(STATED EXERCISE): Take the lines from the head of the listing through the one bearing "42, 58, 55]" and copy them exactly, leaving every picture out.

(DATA SEGMENT):
....................

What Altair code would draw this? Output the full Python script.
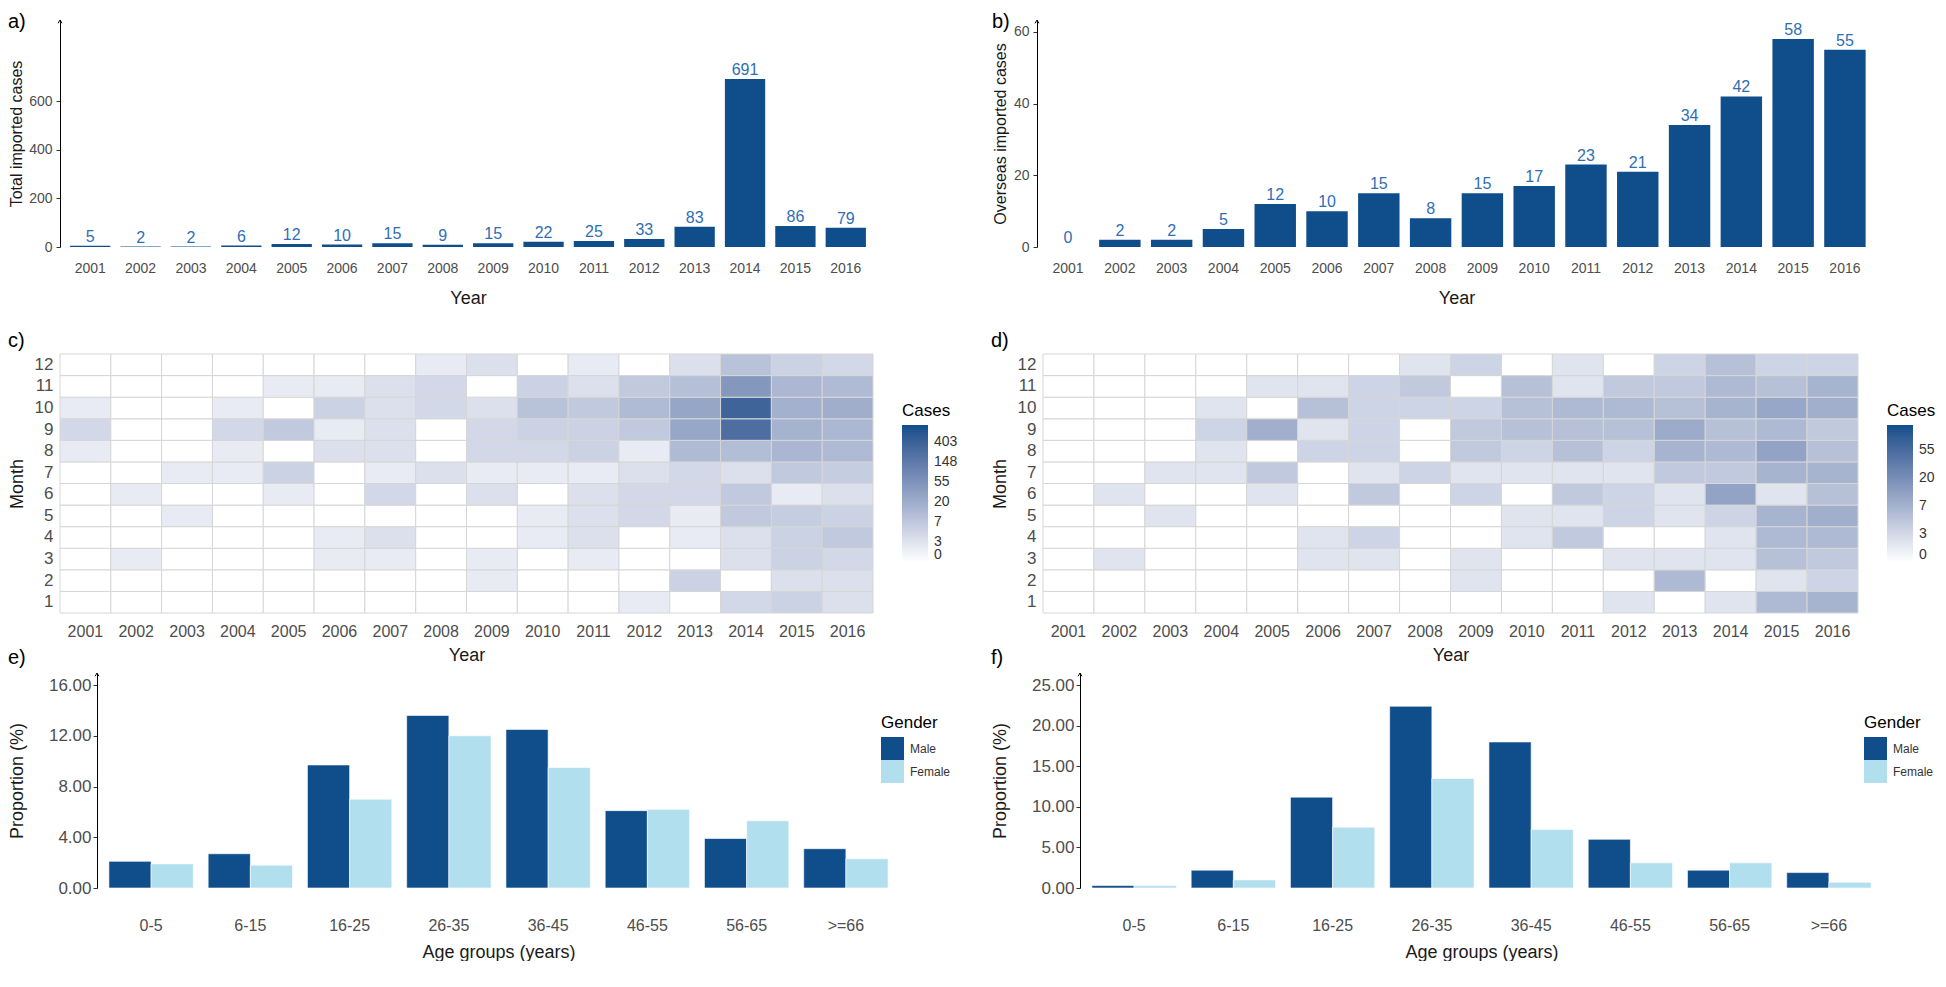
import json
import altair as alt
import pandas as pd

# ---------------- data ----------------
years = [str(y) for y in range(2001, 2017)]
total_imported = [5, 2, 2, 6, 12, 10, 15, 9, 15, 22, 25, 33, 83, 691, 86, 79]
overseas_imported = [0, 2, 2, 5, 12, 10, 15, 8, 15, 17, 23, 21, 34, 42, 58, 55]

month_labels = [str(m) for m in range(1, 13)]
# monthly cases per year (Jan..Dec)
total_monthly = [
    [0, 0, 0, 0, 0, 0, 0, 1, 3, 1, 0, 0],
    [0, 0, 1, 0, 0, 1, 0, 0, 0, 0, 0, 0],
    [0, 0, 0, 0, 1, 0, 1, 0, 0, 0, 0, 0],
    [0, 0, 0, 0, 0, 0, 1, 1, 3, 1, 0, 0],
    [0, 0, 0, 0, 0, 1, 4, 0, 6, 0, 1, 0],
    [0, 0, 1, 1, 0, 0, 0, 2, 1, 4, 1, 0],
    [0, 0, 1, 2, 0, 3, 1, 2, 2, 2, 2, 0],
    [0, 0, 0, 0, 0, 0, 2, 0, 0, 3, 3, 1],
    [0, 1, 1, 0, 0, 2, 1, 3, 3, 2, 0, 2],
    [0, 0, 0, 1, 1, 0, 1, 3, 4, 8, 4, 0],
    [0, 0, 1, 2, 2, 2, 1, 4, 4, 6, 2, 1],
    [1, 0, 0, 0, 3, 3, 2, 1, 6, 11, 6, 0],
    [0, 4, 0, 1, 1, 3, 3, 11, 24, 25, 9, 2],
    [3, 0, 2, 2, 6, 6, 2, 10, 237, 370, 45, 8],
    [4, 2, 4, 4, 5, 1, 6, 13, 15, 16, 12, 4],
    [2, 2, 3, 6, 4, 2, 5, 11, 12, 18, 11, 3],
]
overseas_monthly = [
    [0, 0, 0, 0, 0, 0, 0, 0, 0, 0, 0, 0],
    [0, 0, 1, 0, 0, 1, 0, 0, 0, 0, 0, 0],
    [0, 0, 0, 0, 1, 0, 1, 0, 0, 0, 0, 0],
    [0, 0, 0, 0, 0, 0, 1, 1, 2, 1, 0, 0],
    [0, 0, 0, 0, 0, 1, 3, 0, 7, 0, 1, 0],
    [0, 0, 1, 1, 0, 0, 0, 2, 1, 4, 1, 0],
    [0, 0, 1, 2, 0, 3, 1, 2, 2, 2, 2, 0],
    [0, 0, 0, 0, 0, 0, 2, 0, 0, 2, 3, 1],
    [0, 1, 1, 0, 0, 2, 1, 3, 3, 2, 0, 2],
    [0, 0, 0, 1, 1, 0, 1, 2, 4, 4, 4, 0],
    [0, 0, 0, 3, 1, 3, 1, 4, 4, 5, 1, 1],
    [1, 0, 1, 0, 2, 2, 1, 2, 4, 5, 3, 0],
    [0, 5, 1, 0, 1, 1, 3, 6, 8, 4, 3, 2],
    [1, 0, 1, 1, 2, 10, 3, 5, 4, 6, 5, 4],
    [5, 1, 4, 5, 6, 1, 6, 10, 5, 9, 4, 2],
    [6, 2, 3, 5, 7, 4, 6, 4, 3, 7, 6, 2],
]
cases_legend_labels = ["0", "3", "7", "20", "55", "148", "403"]

age_groups = ["0-5", "6-15", "16-25", "26-35", "36-45", "46-55", "56-65", ">=66"]
genders = ["Male", "Female"]
male_total_pct = [2.1, 2.7, 9.7, 13.6, 12.5, 6.1, 3.9, 3.1]
female_total_pct = [1.9, 1.8, 7.0, 12.0, 9.5, 6.2, 5.3, 2.3]
male_overseas_pct = [0.3, 2.2, 11.2, 22.4, 18.0, 6.0, 2.2, 1.9]
female_overseas_pct = [0.3, 1.0, 7.5, 13.5, 7.2, 3.1, 3.1, 0.7]

# ---------------- style ----------------
DARK = "#104E8B"
LIGHT = "#B2DFEE"
LABEL_BLUE = "#2F6EB5"
FONT = "Liberation Sans"
GRAY = "#4D4D4D"
TITLE_COLOR = "#1A1A1A"
ARROW = "M-0.5,0.85L0,0L0.5,0.85"


def panel_title(letter, offset=4):
    return alt.TitleParams(letter, anchor="start", frame="bounds", fontSize=20,
                           font=FONT, fontWeight="normal", color="black", offset=offset)


def arrow_layer(x0=0):
    return alt.Chart(pd.DataFrame({"k": [0]})).mark_point(
        shape=ARROW, filled=False, color="black", strokeWidth=1, size=60, opacity=1
    ).encode(x=alt.value(x0), y=alt.value(0))


def yearly_panel(values, letter, ytitle, ydomain, yticks, width, height, extent):
    df = pd.DataFrame({"Year": years, "Cases": values})
    x = alt.X("Year:N", sort=years,
              scale=alt.Scale(paddingInner=0.2, paddingOuter=0.2),
              axis=alt.Axis(title="Year", labelAngle=0, ticks=False, domain=False,
                            labelFontSize=14, labelColor=GRAY, labelPadding=14,
                            labelFont=FONT, titleFont=FONT, titleFontSize=18,
                            titleFontWeight="normal", titleColor=TITLE_COLOR,
                            titlePadding=14))
    y = alt.Y("Cases:Q", scale=alt.Scale(domain=ydomain, nice=False),
              axis=alt.Axis(title=ytitle, values=yticks, grid=False, domain=True,
                            domainColor="black", domainWidth=1, ticks=True,
                            tickColor="#333333", tickSize=4, labelFontSize=14,
                            labelColor=GRAY, labelPadding=4, labelFont=FONT,
                            titleFont=FONT, titleFontSize=16, titleFontWeight="normal",
                            titleColor=TITLE_COLOR, titlePadding=5,
                            minExtent=extent, maxExtent=extent, format="d"))
    bars = alt.Chart(df).mark_bar(color=DARK).encode(x=x, y=y)
    labels = alt.Chart(df).mark_text(dy=-9, color=LABEL_BLUE, fontSize=16,
                                     font=FONT).encode(
        x=alt.X("Year:N", sort=years), y="Cases:Q", text="Cases:Q")
    return alt.layer(bars, labels, arrow_layer()).properties(
        width=width, height=height, title=panel_title(letter, offset=-14))


def heat_panel(matrix, letter, dmax, nticks, width, height, legend_gap):
    rows = []
    for yi, yr in enumerate(years):
        for mi, m in enumerate(month_labels):
            rows.append({"Year": yr, "Month": m, "Cases": matrix[yi][mi]})
    df = pd.DataFrame(rows)
    label_expr = json.dumps(cases_legend_labels) + "[datum.value]"
    return alt.Chart(df).transform_calculate(
        lc="log(datum.Cases + 1)"
    ).mark_rect(stroke="#D6D6D6", strokeWidth=1).encode(
        x=alt.X("Year:N", sort=years,
                scale=alt.Scale(paddingInner=0, paddingOuter=0),
                axis=alt.Axis(title="Year", labelAngle=0, ticks=False, domain=False,
                              labelFontSize=16, labelColor=GRAY, labelPadding=10,
                              labelFont=FONT, titleFont=FONT, titleFontSize=18,
                              titleFontWeight="normal", titleColor=TITLE_COLOR,
                              titlePadding=7)),
        y=alt.Y("Month:N", sort=month_labels[::-1],
                axis=alt.Axis(title="Month", ticks=False, domain=False,
                              labelFontSize=17, labelColor=GRAY, labelPadding=7,
                              labelFont=FONT, titleFont=FONT, titleFontSize=18,
                              titleFontWeight="normal", titleColor=TITLE_COLOR,
                              titlePadding=3, minExtent=31, maxExtent=31)),
        color=alt.Color("lc:Q",
                        scale=alt.Scale(domain=[0, dmax], range=["#FFFFFF", DARK],
                                        interpolate="lab"),
                        legend=alt.Legend(title="Cases", values=list(range(nticks)),
                                          labelExpr=label_expr, orient="none",
                                          legendX=width + legend_gap, legendY=49,
                                          gradientLength=137, gradientThickness=26,
                                          gradientStrokeWidth=0, labelOverlap=False,
                                          labelFontSize=14, labelColor="#333333",
                                          labelFont=FONT, titleFont=FONT,
                                          titleFontSize=17, titleFontWeight="normal",
                                          titleColor="black", titlePadding=5,
                                          labelOffset=6)),
    ).properties(width=width, height=height, title=panel_title(letter, offset=3))


def age_panel(male, female, letter, ydomain, yticks, inset, plot_w, height):
    rows = []
    for i, g in enumerate(age_groups):
        rows.append({"Age": g, "Gender": "Male", "Pct": male[i]})
        rows.append({"Age": g, "Gender": "Female", "Pct": female[i]})
    df = pd.DataFrame(rows)
    width = inset + plot_w
    bars = alt.Chart(df).mark_bar(stroke="white", strokeWidth=0.6).encode(
        x=alt.X("Age:N", sort=age_groups,
                scale=alt.Scale(paddingInner=0.15, paddingOuter=0.12,
                                range=[inset, width]),
                axis=alt.Axis(title="Age groups (years)", labelAngle=0, ticks=False,
                              domain=False, labelFontSize=16, labelColor=GRAY,
                              labelPadding=29, labelFont=FONT, titleFont=FONT,
                              titleFontSize=18, titleFontWeight="normal",
                              titleColor=TITLE_COLOR, titlePadding=10)),
        xOffset=alt.XOffset("Gender:N", sort=genders),
        y=alt.Y("Pct:Q", scale=alt.Scale(domain=ydomain, nice=False),
                axis=alt.Axis(title="Proportion (%)", values=yticks, format=".2f",
                              grid=False, domain=True, domainColor="black",
                              domainWidth=1, ticks=True, tickColor="#333333",
                              tickSize=4, labelFontSize=17, labelColor=GRAY,
                              labelPadding=2, labelFont=FONT, titleFont=FONT,
                              titleFontSize=18, titleFontWeight="normal",
                              titleColor=TITLE_COLOR, titlePadding=17,
                              minExtent=54, maxExtent=54, offset=-inset)),
        color=alt.Color("Gender:N", sort=genders,
                        scale=alt.Scale(domain=genders, range=[DARK, LIGHT]),
                        legend=alt.Legend(title="Gender", orient="none",
                                          legendX=inset + 784, legendY=42,
                                          symbolType="square", symbolSize=529,
                                          symbolStrokeWidth=0, rowPadding=0,
                                          labelFontSize=12, labelColor="#333333",
                                          labelFont=FONT, titleFont=FONT,
                                          titleFontSize=17, titleFontWeight="normal",
                                          titleColor="black", titlePadding=5,
                                          labelOffset=6)),
    )
    return alt.layer(bars, arrow_layer(inset)).properties(
        width=width, height=height, title=panel_title(letter, offset=3))


a = yearly_panel(total_imported, "a)", "Total imported cases", [0, 934],
                 [0, 200, 400, 600], 816, 227, 31)
b = yearly_panel(overseas_imported, "b)", "Overseas imported cases", [0, 63.3],
                 [0, 20, 40, 60], 839, 227, 24)
c = heat_panel(total_monthly, "c)", 6.85, 7, 813, 259, 29)
d = heat_panel(overseas_monthly, "d)", 4.9, 5, 815, 259, 29)
e = age_panel(male_total_pct, female_total_pct, "e)", [0, 16.95],
              [0, 4, 8, 12, 16], 37, 803, 215)
f = age_panel(male_overseas_pct, female_overseas_pct, "f)", [0, 26.5],
              [0, 5, 10, 15, 20, 25], 37, 803, 215)


def indep(ch):
    return ch.resolve_scale(color="independent").resolve_legend(color="independent")


row1 = alt.hconcat(a, b, spacing=116)
row2 = indep(alt.hconcat(c, d, spacing=33))
row3 = indep(alt.hconcat(e, f, spacing=40))

lower = indep(alt.vconcat(row2, row3, spacing=-16))
chart = indep(alt.vconcat(row1, lower, spacing=23)).properties(
    padding={"left": 0, "top": 4, "right": 0, "bottom": 0}, background="white"
).configure(font=FONT).configure_view(strokeWidth=0, stroke="transparent")

chart.save("out.html", embed_options={"renderer": "svg", "actions": False})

....................

(ANSWER FOR THIS EXERCISE):
What Altair code would draw this? Output the full Python script.
import json
import altair as alt
import pandas as pd

# ---------------- data ----------------
years = [str(y) for y in range(2001, 2017)]
total_imported = [5, 2, 2, 6, 12, 10, 15, 9, 15, 22, 25, 33, 83, 691, 86, 79]
overseas_imported = [0, 2, 2, 5, 12, 10, 15, 8, 15, 17, 23, 21, 34, 42, 58, 55]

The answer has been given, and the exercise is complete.